Customer retains all rights in any data, or information that Customer uploads to the Product (“Customer Data”). Customer shall have sole responsibility for the accuracy, reliability, appropriateness, ownership and right to use Customer Data. Spigit will not engage any third party to process Confidential Information under this Agreement without: (i) a contractual relationship with such third party which includes equivalent information security controls, data privacy and confidentiality requirements as those set forth under this Agreement; (ii) performing and documenting a risk analysis to ensure that the processing of Confidential Information by such third party will not compromise Spigit’s obligations under applicable laws; and (iii) performing a privacy and information security due-diligence assessment of such third party’s privacy and security practices to ensure compliance with the requirements set forth under this Agreement. Spigit’s obligation to retain Customer Data expires at the end of the Subscription Term. Within 30 days of the end of the Subscription Term and upon written request from Customer, Spigit will provide Customer Data in a .csv file format or other mutually agreed file format.
Replacement of Spigit Personnel. If either party determines that the continued assignment of any Spigit personnel is not in the best interests of the Customer, Customer may request in writing that the individual be replaced. Within ten (10) business days after Spigit’s receipt of that request, Spigit will remove that individual from Customer’s account and replace that individual, using commercially reasonable efforts, with Spigit personnel of suitable ability and qualifications at no additional cost.
Independent Contractors. The parties are independent contractors with respect to each other, and nothing in this Agreement shall be construed as creating an employer-employee relationship, a partnership, agency relationship or a joint venture between the parties.
Force Majeure. Each party will be excused from any delay or failure in performance hereunder, other than the payment of money, caused by reason of any occurrence or contingency beyond its reasonable control, including but not limited to acts of God, earthquake, labor disputes and strikes, riots, war and governmental requirements (each a “Force Majeure Event”). The obligations and rights of the party so excused will be extended on a day-to-day basis for the period of time equal to that of the underlying cause of the delay.
Acceptance. The Product is deemed accepted upon receipt of appropriate log in credentials.
Assignment. Customer will not assign, transfer or delegate its rights or obligations under this Agreement (in whole or in part) without Spigit’s prior written consent.
Governing Law. This Agreement shall be governed by the laws of the State of California, without regard to California conflict of laws rules. The exclusive venue and jurisdiction for any and all disputes, claims and controversies arising from or relating to this Agreement shall be the state or federal courts located in San Francisco County, California.
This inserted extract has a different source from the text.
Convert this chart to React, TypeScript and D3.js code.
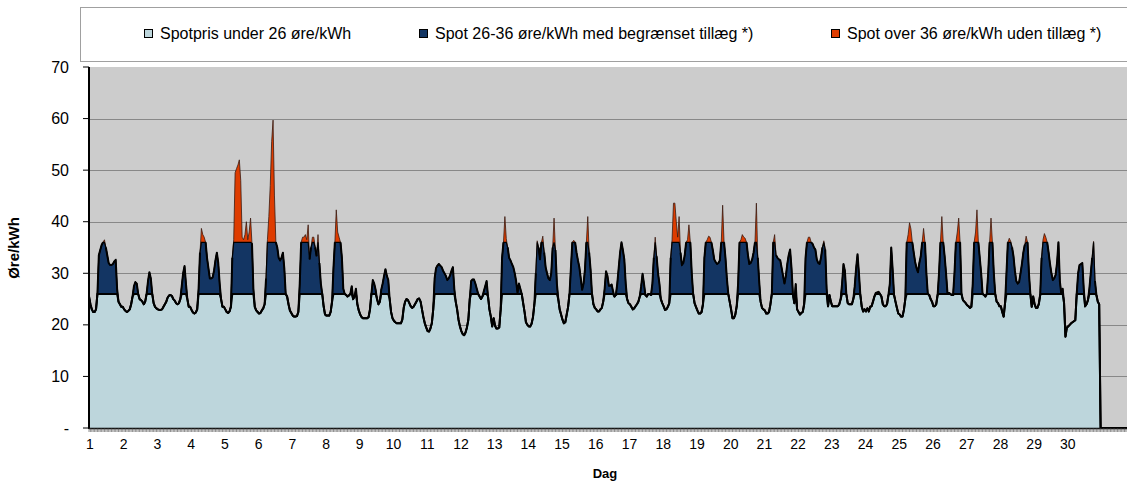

Each party waives any objection (on the grounds of lack of jurisdiction, forum non conveniens or otherwise) to the exercise of such jurisdiction over it by any such courts. The United Nations Convention on Contracts for the International Sale of Goods will not apply to the interpretation or enforcement of this Agreement.
Waiver. All modifications to or waivers of any terms of this Agreement must be in a writing that is signed by the parties hereto and expressly references this Agreement. In the event that any provision of this Agreement conflicts with governing law or if any provision is held to be null, void or otherwise ineffective or invalid by a court of competent jurisdiction, (a) such provision shall be deemed to be restated to reflect as nearly as possible the original intentions of the parties in accordance with applicable law, and (b) the remaining terms, provisions, covenants and restrictions of this Agreement shall remain in full force and effect. No waiver of any breach of any provision of this Agreement shall constitute a waiver of any prior, concurrent or subsequent breach of the same or any other provisions hereof, and no waiver shall be effective unless made in writing and signed by an authorized representative of the waiving party.
Entire Agreement. This Agreement includes any applicable Order Form(s) and any Service Descriptions attached thereto. Collectively, the foregoing constitutes the entire agreement between the parties with respect to the subject matter hereof and supersedes all prior and contemporaneous agreements or communications, including, without limitation, any quotations or proposals submitted by Spigit. In the event of a conflict between this Agreement and any other terms and conditions, to the extent that they are inconsistent, the following order of precedence shall apply: the Order Form, this Agreement, and attachments to an Order Form (including Service Descriptions). The terms on any purchase order or similar document submitted by Customer to Spigit will have no effect and are hereby rejected.
Notices. All notices, consents and approvals under this Agreement must be delivered in writing by courier, or by certified or registered mail, (postage prepaid and return receipt requested) to the other party at its main corporate headquarters.